* PROMPT
Omit the pictures and print exactly the lines of the listing below, starting at the first and ending at the line containing "2.7e-4, 3.0e-4, 3.5e-4, 4.0e-4, 4.5e-4, 5.0e-4]".
★ ★ ★ ★
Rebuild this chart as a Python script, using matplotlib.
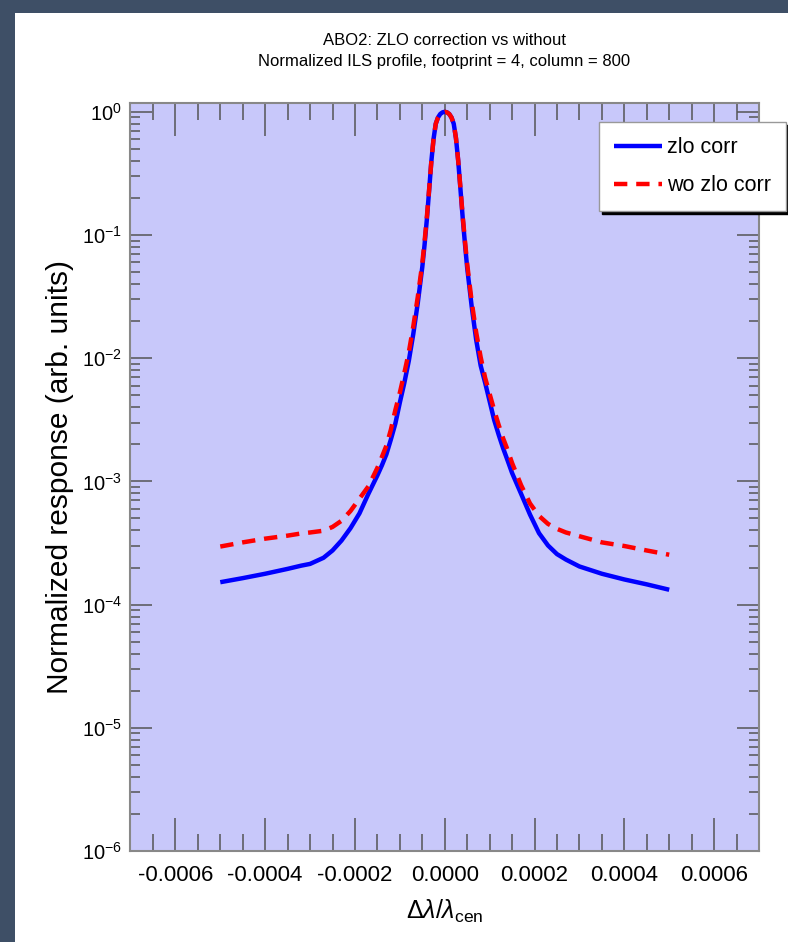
import matplotlib
matplotlib.use("Agg")
import matplotlib.pyplot as plt
from matplotlib.patches import Rectangle
from matplotlib.ticker import MultipleLocator, LogLocator, NullFormatter

# wavelength offset (dlambda / lambda_cen)
dlam = [-5.0e-4, -4.5e-4, -4.0e-4, -3.5e-4, -3.2e-4, -3.0e-4, -2.7e-4, -2.5e-4,
        -2.3e-4, -2.1e-4, -1.9e-4, -1.7e-4, -1.5e-4, -1.4e-4, -1.3e-4, -1.2e-4,
        -1.1e-4, -1.0e-4, -9e-5, -8e-5, -7e-5, -6e-5, -5e-5, -4.5e-5, -4e-5,
        -3.5e-5, -3e-5, -2.5e-5, -2e-5, -1.5e-5, -1e-5, -5e-6, 0.0,
        5e-6, 1e-5, 1.5e-5, 2e-5, 2.5e-5, 3e-5, 3.5e-5, 4e-5, 4.5e-5, 5e-5,
        6e-5, 7e-5, 8e-5, 9e-5, 1.0e-4, 1.1e-4,
        1.2e-4, 1.3e-4, 1.4e-4, 1.5e-4, 1.7e-4, 1.9e-4, 2.1e-4, 2.3e-4, 2.5e-4,
        2.7e-4, 3.0e-4, 3.5e-4, 4.0e-4, 4.5e-4, 5.0e-4]

zlo_corr = [1.52e-4, 1.64e-4, 1.78e-4, 1.95e-4, 2.07e-4, 2.14e-4, 2.40e-4, 2.75e-4,
            3.31e-4, 4.17e-4, 5.50e-4, 7.94e-4, 1.12e-3, 1.35e-3, 1.66e-3, 2.19e-3,
            2.95e-3, 4.37e-3, 6.31e-3, 9.55e-3, 1.58e-2, 2.82e-2, 5.5e-2, 8.3e-2, 0.132,
            0.225, 0.39, 0.60, 0.80, 0.90, 0.96, 0.99, 1.0,
            0.99, 0.96, 0.90, 0.80, 0.61, 0.40, 0.235, 0.138, 8.5e-2, 5.4e-2,
            2.63e-2, 1.41e-2, 8.71e-3, 6.31e-3, 4.47e-3, 3.16e-3,
            2.40e-3, 1.86e-3, 1.48e-3, 1.17e-3, 7.94e-4, 5.37e-4, 3.80e-4, 3.02e-4, 2.57e-4,
            2.32e-4, 2.04e-4, 1.78e-4, 1.60e-4, 1.46e-4, 1.32e-4]

wo_zlo_corr = [2.96e-4, 3.20e-4, 3.43e-4, 3.63e-4, 3.78e-4, 3.85e-4, 3.98e-4, 4.27e-4,
               4.79e-4, 5.75e-4, 7.24e-4, 9.12e-4, 1.29e-3, 1.58e-3, 1.95e-3, 2.63e-3,
               3.80e-3, 5.25e-3, 7.59e-3, 1.12e-2, 1.82e-2, 3.16e-2, 5.9e-2, 8.8e-2, 0.138,
               0.23, 0.39, 0.60, 0.80, 0.90, 0.96, 0.99, 1.0,
               0.99, 0.96, 0.90, 0.80, 0.61, 0.40, 0.24, 0.142, 9.0e-2, 5.8e-2,
               2.88e-2, 1.62e-2, 1.02e-2, 6.92e-3, 5.13e-3, 3.80e-3,
               2.88e-3, 2.24e-3, 1.80e-3, 1.41e-3, 9.33e-4, 6.61e-4, 5.25e-4, 4.52e-4, 4.12e-4,
               3.85e-4, 3.59e-4, 3.20e-4, 2.99e-4, 2.75e-4, 2.54e-4]

xticks = [-0.0006, -0.0004, -0.0002, 0.0, 0.0002, 0.0004, 0.0006]
xtick_labels = ["-0.0006", "-0.0004", "-0.0002", "0.0000", "0.0002", "0.0004", "0.0006"]

plt.rcParams["font.family"] = ["Liberation Sans", "DejaVu Sans"]
plt.rcParams["mathtext.fontset"] = "custom"
plt.rcParams["mathtext.rm"] = "Liberation Sans"
plt.rcParams["mathtext.it"] = "Liberation Sans:italic"
plt.rcParams["axes.unicode_minus"] = False

fig = plt.figure(figsize=(7.88, 9.42), dpi=100)
fig.patch.set_facecolor("#3e4f66")
fig.patches.append(Rectangle((15 / 788, 0), 1, 1 - 13 / 942, transform=fig.transFigure,
                             facecolor="white", edgecolor="none", zorder=-10))

ax = fig.add_axes([0.1656, 0.0966, 0.7976, 0.7941])
ax.set_facecolor("#c8c8fa")

ax.plot(dlam, zlo_corr, color="#0000ff", lw=3.2, label="zlo corr", solid_capstyle="butt")
ax.plot(dlam, wo_zlo_corr, color="#ff0000", lw=3.2, dashes=(3, 2), label="wo zlo corr")

ax.set_yscale("log")
ax.set_xlim(-0.0007, 0.0007)
ax.set_ylim(1e-6, 1.18)

ax.set_xticks(xticks)
ax.set_xticklabels(xtick_labels)
ax.xaxis.set_minor_locator(MultipleLocator(0.00005))
ax.yaxis.set_major_locator(LogLocator(base=10, numticks=10))
ax.yaxis.set_minor_locator(LogLocator(base=10, subs=range(2, 10), numticks=20))
ax.yaxis.set_minor_formatter(NullFormatter())

tick_col = "#555555"
ax.tick_params(axis="x", which="major", direction="in", top=True, length=24, width=1.1,
               color=tick_col, labelsize=16, pad=10)
ax.tick_params(axis="x", which="minor", direction="in", top=True, length=12, width=1.1,
               color=tick_col)
ax.tick_params(axis="y", which="major", direction="in", right=True, length=16, width=1.1,
               color=tick_col, labelsize=14.5, pad=6)
ax.tick_params(axis="y", which="minor", direction="in", right=True, length=7.5, width=1.1,
               color=tick_col)
for s in ax.spines.values():
    s.set_color("#888888")
    s.set_linewidth(1.5)

ax.set_ylabel("Normalized response (arb. units)", fontsize=21.5)
ax.yaxis.set_label_coords(-0.09, 0.5)
ax.set_xlabel(r"$\Delta\lambda/\lambda_{\rm cen}$", fontsize=18)
ax.xaxis.set_label_coords(0.5, -0.062)

fig.text(444.5 / 788, 1 - 51 / 942,
         "ABO2: ZLO correction vs without\nNormalized ILS profile, footprint = 4, column = 800",
         ha="center", va="center", fontsize=12, linespacing=1.5)

leg = ax.legend(loc="upper right", bbox_to_anchor=(786 / 788, 1 - 122 / 942),
                bbox_transform=fig.transFigure, borderaxespad=0, fontsize=15.5,
                fancybox=False, shadow={"color": "black", "alpha": 1.0},
                framealpha=1, edgecolor="#999999", handlelength=2.2,
                handletextpad=0.25, borderpad=0.7, labelspacing=0.8)
leg.get_frame().set_linewidth(1.0)

fig.savefig("out.png", dpi=100, facecolor=fig.get_facecolor())
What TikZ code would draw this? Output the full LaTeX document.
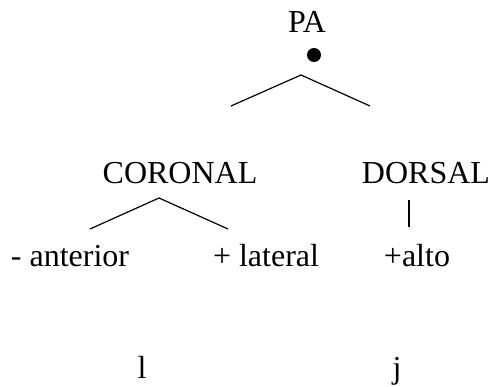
\documentclass[tikz,border=0pt]{standalone}
\usepackage{fontspec}
\setmainfont{Liberation Serif}
\usepackage{tikz}
\usetikzlibrary{positioning}
\tikzstyle{feat}=[inner sep=0pt, anchor=base, font=\fontsize{32}{38}\selectfont]
\tikzstyle{branch}=[line width=1.2pt]
\tikzstyle{root}=[circle, fill=black, inner sep=0pt, minimum size=14pt]
\begin{document}
\begin{tikzpicture}[x=1pt,y=-1pt]
\useasboundingbox (0,0) rectangle (493,387);
  \node[feat] at (307,33) (pa) {PA};
  \node[root] at (314,55) (dot) {};
  \coordinate (top) at (301,75);
  \coordinate (topl) at (231,106);
  \coordinate (topr) at (370,106);
\draw[branch] (topl) -- (top) -- (topr);

  \node[feat] at (180,184) (cor) {CORONAL};
  \node[feat] at (426,184) (dor) {DORSAL};

  \coordinate (corapex) at (159,198);
  \coordinate (corl) at (90,229);
  \coordinate (corr) at (228,229);
\draw[branch] (corl) -- (corapex) -- (corr);

  \coordinate (dortop) at (409,200);
  \coordinate (dorbot) at (409,227);
\draw[branch] (dortop) -- (dorbot);

  \node[feat] at (70,267) (ant) {- anterior};
  \node[feat] at (266,267) (lat) {+ lateral};
  \node[feat] at (417,267) (alto) {+alto};

  \node[feat] at (142,379) (l) {l};
  \node[feat] at (397,379) (j) {j};
\end{tikzpicture}
\end{document}
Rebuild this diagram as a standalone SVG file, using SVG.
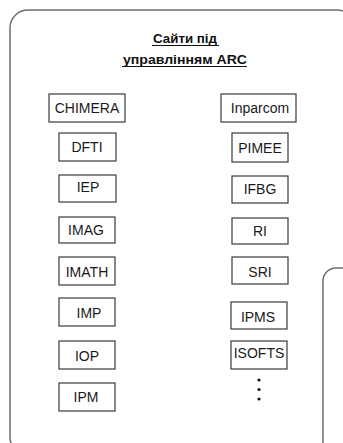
<svg xmlns="http://www.w3.org/2000/svg" width="343" height="443" viewBox="0 0 343 443">
  <style>
    .frame { fill: none; stroke: #6e6e6e; stroke-width: 1.5; }
    .box rect { fill: #ffffff; stroke: #3a3a3a; stroke-width: 1.2; }
    .box text { font-family: "Liberation Sans", Arial, sans-serif; font-size: 14px; fill: #1a1a1a; text-anchor: middle; }
    .title { font-family: "Liberation Sans", Arial, sans-serif; font-size: 13px; font-weight: bold; fill: #111111; text-anchor: middle; }
    .uline { stroke: #111111; stroke-width: 1; }
    .dot { fill: #111111; }
  </style>
  <rect width="343" height="443" fill="#ffffff"/>

  <!-- outer group frame (runs past the right and bottom edges) -->
  <rect id="frame-arc" class="frame" x="10" y="10" width="345" height="445" rx="18" ry="18"/>
  <!-- neighbouring frame, partly visible on the right -->
  <rect id="frame-next" class="frame" x="323" y="268" width="60" height="200" rx="13" ry="13"/>

  <!-- heading -->
  <g id="heading">
    <text class="title" x="185" y="42.5" textLength="64" lengthAdjust="spacingAndGlyphs">Сайти під</text>
    <line class="uline" x1="152" y1="45.5" x2="219" y2="45.5"/>
    <text class="title" x="185" y="63.5" textLength="124" lengthAdjust="spacingAndGlyphs">управлінням ARC</text>
    <line class="uline" x1="122" y1="66.5" x2="247" y2="66.5"/>
  </g>

  <!-- left column -->
  <g id="chimera" class="box"><rect x="49" y="94" width="76" height="28"/><text x="87" y="113">CHIMERA</text></g>
  <g id="dfti" class="box"><rect x="59" y="133" width="57" height="28"/><text x="87" y="152">DFTI</text></g>
  <g id="iep" class="box"><rect x="59" y="175" width="57" height="27"/><text x="88" y="192">IEP</text></g>
  <g id="imag" class="box"><rect x="59" y="217" width="56" height="26"/><text x="86" y="235">IMAG</text></g>
  <g id="imath" class="box"><rect x="59" y="257" width="56" height="28"/><text x="87" y="277">IMATH</text></g>
  <g id="imp" class="box"><rect x="59" y="298" width="56" height="28"/><text x="89" y="318">IMP</text></g>
  <g id="iop" class="box"><rect x="59" y="341" width="56" height="28"/><text x="87" y="361">IOP</text></g>
  <g id="ipm" class="box"><rect x="59" y="383" width="56" height="28"/><text x="86" y="402">IPM</text></g>

  <!-- right column -->
  <g id="inparcom" class="box"><rect x="221" y="94" width="75" height="28"/><text x="260" y="113">Inparcom</text></g>
  <g id="pimee" class="box"><rect x="232" y="133" width="56" height="29"/><text x="260" y="153">PIMEE</text></g>
  <g id="ifbg" class="box"><rect x="232" y="176" width="56" height="27"/><text x="260" y="194">IFBG</text></g>
  <g id="ri" class="box"><rect x="232" y="218" width="56" height="26"/><text x="260" y="236">RI</text></g>
  <g id="sri" class="box"><rect x="232" y="257" width="56" height="27"/><text x="260" y="277">SRI</text></g>
  <g id="ipms" class="box"><rect x="231" y="302" width="56" height="27"/><text x="258" y="322">IPMS</text></g>
  <g id="isofts" class="box"><rect x="231" y="341" width="56" height="28"/><text x="259" y="358">ISOFTS</text></g>

  <!-- continuation marks -->
  <g id="more">
    <circle class="dot" cx="259" cy="380" r="1.6"/>
    <circle class="dot" cx="259" cy="389.5" r="1.6"/>
    <circle class="dot" cx="259" cy="399" r="1.6"/>
  </g>
</svg>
★ ★ ★ ★
* SOLUTION TO THE EXERCISE
Rebuild this chart as a Python script, using matplotlib.
import matplotlib
matplotlib.use("Agg")
import matplotlib.pyplot as plt
from matplotlib.patches import Rectangle
from matplotlib.ticker import MultipleLocator, LogLocator, NullFormatter

# wavelength offset (dlambda / lambda_cen)
dlam = [-5.0e-4, -4.5e-4, -4.0e-4, -3.5e-4, -3.2e-4, -3.0e-4, -2.7e-4, -2.5e-4,
        -2.3e-4, -2.1e-4, -1.9e-4, -1.7e-4, -1.5e-4, -1.4e-4, -1.3e-4, -1.2e-4,
        -1.1e-4, -1.0e-4, -9e-5, -8e-5, -7e-5, -6e-5, -5e-5, -4.5e-5, -4e-5,
        -3.5e-5, -3e-5, -2.5e-5, -2e-5, -1.5e-5, -1e-5, -5e-6, 0.0,
        5e-6, 1e-5, 1.5e-5, 2e-5, 2.5e-5, 3e-5, 3.5e-5, 4e-5, 4.5e-5, 5e-5,
        6e-5, 7e-5, 8e-5, 9e-5, 1.0e-4, 1.1e-4,
        1.2e-4, 1.3e-4, 1.4e-4, 1.5e-4, 1.7e-4, 1.9e-4, 2.1e-4, 2.3e-4, 2.5e-4,
        2.7e-4, 3.0e-4, 3.5e-4, 4.0e-4, 4.5e-4, 5.0e-4]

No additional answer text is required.